Ele pediu um taxi e a fez questão de ir com ela até seu apartamento antes de seguir para sua própria casa. Nina entrou flutuando em seu apartamento, sem acreditar na noite maravilhosa que acabar de ter. Já fazia planos de engatar em um relacionamento mais sério com Pedro, pois eles haviam tido uma noite perfeita, ele havia se demonstrado super encantado por ela, e parecia mais que apaixonado, parecia fissurado, demonstrou isso de diversas formas, portanto para ela quase certeza. Quando, trinta minutos depois de haver chegado em casa, ele ligou para avisar que havia chegado em sua casa também, que tinha adorado a noite e tê-la conhecido, Nina teve a certeza. Já imaginava agora até casamento e filhos. Foi dormir e acordou sonhando. Pensou várias vezes em ligar, mas não queria ser a primeira. O domingo acabou, a segunda chegou e até quarta-feira Nina agüentou resoluta que Pedro ligasse. A sexta chegou e Nina se recusou a ligar no fim de semana. Somente na quarta da semana seguinte, após várias amigas implorarem para ela ligar, ela tomou coragem e ligou para o celular dele. Caixa postal. Nos dias seguintes, caixa postal novamente. Pediu que uma amiga ligasse, mas o resultado foi o mesmo, caixa postal. Já histérica, Nina começou a deixar mensagens, começou suavemente, perguntando se ele estava bem, até que na décima já estava amaldiçoando a quinta geração da família de Pedro. No fim, desesperada de ódio, desabafou tudo o que precisava na caixa postal que ela já nem tinha mais certeza que era dele e ligou para o ex-rolo para curar o ego.

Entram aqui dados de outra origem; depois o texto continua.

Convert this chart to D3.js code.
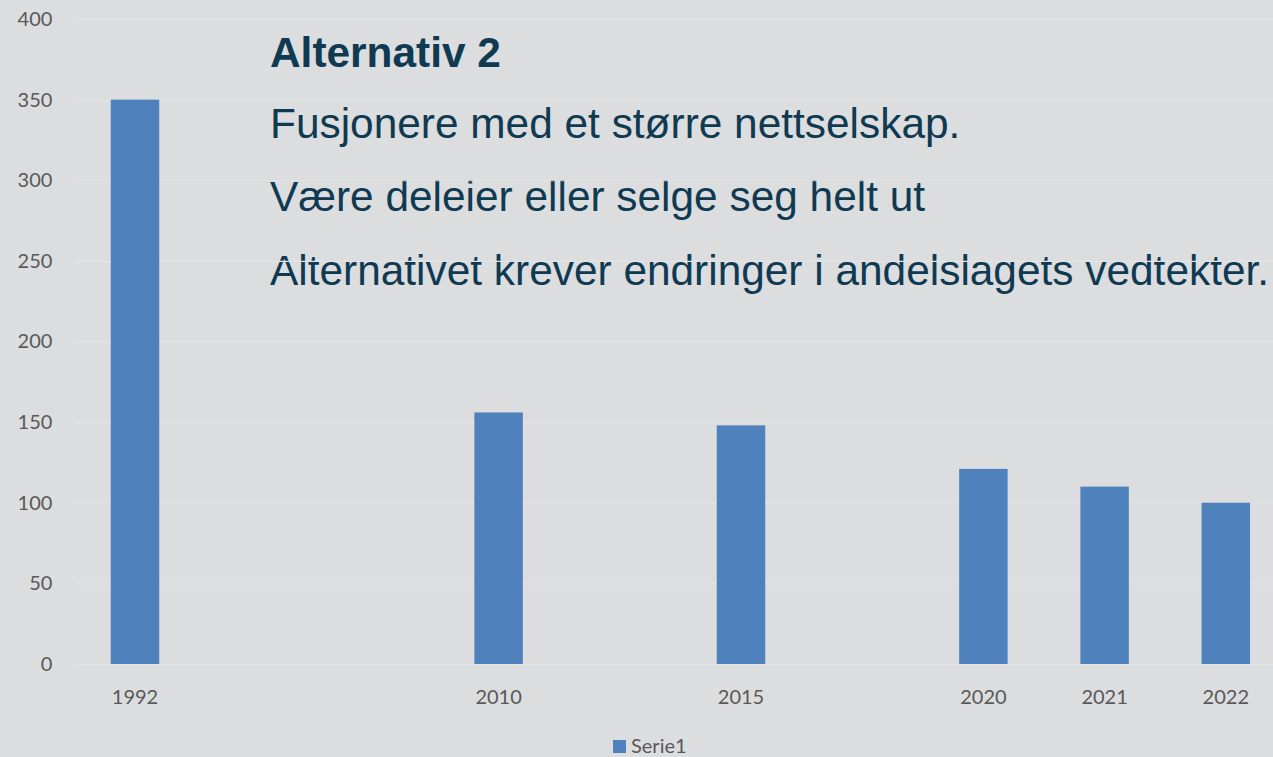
<!DOCTYPE html>
<html>
<head>
<meta charset="utf-8">
<script src="https://cdn.jsdelivr.net/npm/d3@7"></script>
<style>
  html, body { margin: 0; padding: 0; background: #dcdddf; overflow: hidden; }
  .axis text { font-family: Lato, "Open Sans", sans-serif; font-size: 20px; fill: #595959; }
  .note { font-family: "Liberation Sans", Arial, sans-serif; fill: #0f3a52; }
</style>
</head>
<body>
<div id="chart"></div>
<script>
// Data (empty label = empty category slot)
const yearLabels = ['1992', '', '', '2010', '', '2015', '', '2020', '2021', '2022'];
const serie1 = [350, null, null, 156, null, 148, null, 121, 110, 100];
const yTicks = [0, 50, 100, 150, 200, 250, 300, 350, 400];
const seriesName = 'Serie1';
const noteTitle = 'Alternativ 2';
const noteLines = [
    'Fusjonere med et større nettselskap.',
    'Være deleier eller selge seg helt ut',
    'Alternativet krever endringer i andelslagets vedtekter.'
];

const config = {
    width: 1273,
    height: 757,
    left: 74.4,
    right: 1286.4,   // plot runs past the right edge, as in the picture
    top: 19,
    bottom: 664,
    barColor: '#4f81bd',
    gridColor: '#e3e4e5',
    noteSize: 42.4,
    noteX: 270,
    noteTitleY: 67,
    noteLineY: [138, 211, 285]
};

const svg = d3.select('#chart').append('svg')
    .attr('width', config.width)
    .attr('height', config.height);

svg.append('rect')
    .attr('width', config.width)
    .attr('height', config.height)
    .attr('fill', '#dcdddf');

// Scales
const xScale = d3.scaleBand()
    .domain(d3.range(yearLabels.length))
    .range([config.left, config.right])
    .paddingInner(0.6)
    .paddingOuter(0.3);

const yScale = d3.scaleLinear()
    .domain([0, 400])
    .range([config.bottom, config.top]);

// Text block sits under the gridlines (the lines cut through the last row)
const notes = svg.append('g').attr('class', 'notes');
notes.append('text')
    .attr('class', 'note')
    .attr('x', config.noteX)
    .attr('y', config.noteTitleY)
    .attr('font-size', config.noteSize)
    .attr('font-weight', 'bold')
    .text(noteTitle);
notes.selectAll('.note-line')
    .data(noteLines)
    .join('text')
    .attr('class', 'note note-line')
    .attr('x', config.noteX)
    .attr('y', (d, i) => config.noteLineY[i])
    .attr('font-size', config.noteSize)
    .text(d => d);

// Gridlines + y labels
const yAxis = d3.axisLeft(yScale)
    .tickValues(yTicks)
    .tickSize(-(config.width - config.left))
    .tickPadding(22);

const yAxisG = svg.append('g')
    .attr('class', 'axis y-axis')
    .attr('transform', `translate(${config.left},0)`)
    .call(yAxis)
    .call(g => g.select('.domain').remove());
yAxisG.selectAll('line').attr('stroke', config.gridColor).attr('stroke-width', 1.2);

// Bars
svg.append('g').selectAll('.bar')
    .data(serie1.map((v, i) => ({i, v})).filter(d => d.v !== null))
    .join('rect')
    .attr('class', 'bar')
    .attr('x', d => xScale(d.i))
    .attr('width', xScale.bandwidth())
    .attr('y', d => yScale(d.v))
    .attr('height', d => yScale(0) - yScale(d.v))
    .attr('fill', config.barColor);

// X labels
const xAxis = d3.axisBottom(xScale)
    .tickSize(0)
    .tickFormat(i => yearLabels[i]);

svg.append('g')
    .attr('class', 'axis x-axis')
    .attr('transform', `translate(0,${config.bottom})`)
    .call(xAxis)
    .call(g => g.select('.domain').remove())
    .selectAll('text')
    .attr('dy', null)
    .attr('y', 40);

// Legend
const legend = svg.append('g').attr('class', 'axis legend');
legend.append('rect')
    .attr('x', 613)
    .attr('y', 740)
    .attr('width', 13)
    .attr('height', 13)
    .attr('fill', config.barColor);
legend.append('text')
    .attr('x', 631)
    .attr('y', 753)
    .text(seriesName);
</script>
</body>
</html>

Tudo porque Nina teve uma noite perfeita e já havia mentalmente planejado todo um relacionamento com um completo estranho. Pedro, por sua vez, apenas queria uma noite, perfeita ou não, porque no dia seguinte tinha que voltar para sua cidade e sua rotina. Meninas, aprendam, a culpa é toda das brincadeiras de criança, que ensinam erroneamente às meninas que elas são princesas, que precisam de príncipes e que depois de encontrarem o tal do príncipe serão felizes para sempre, enquanto os meninos aprendem a ser super-heróis que pegam bandidos, são auto-suficientes e não ligam muito para essa história de felizes para sempre, pois preferem continuar brincando.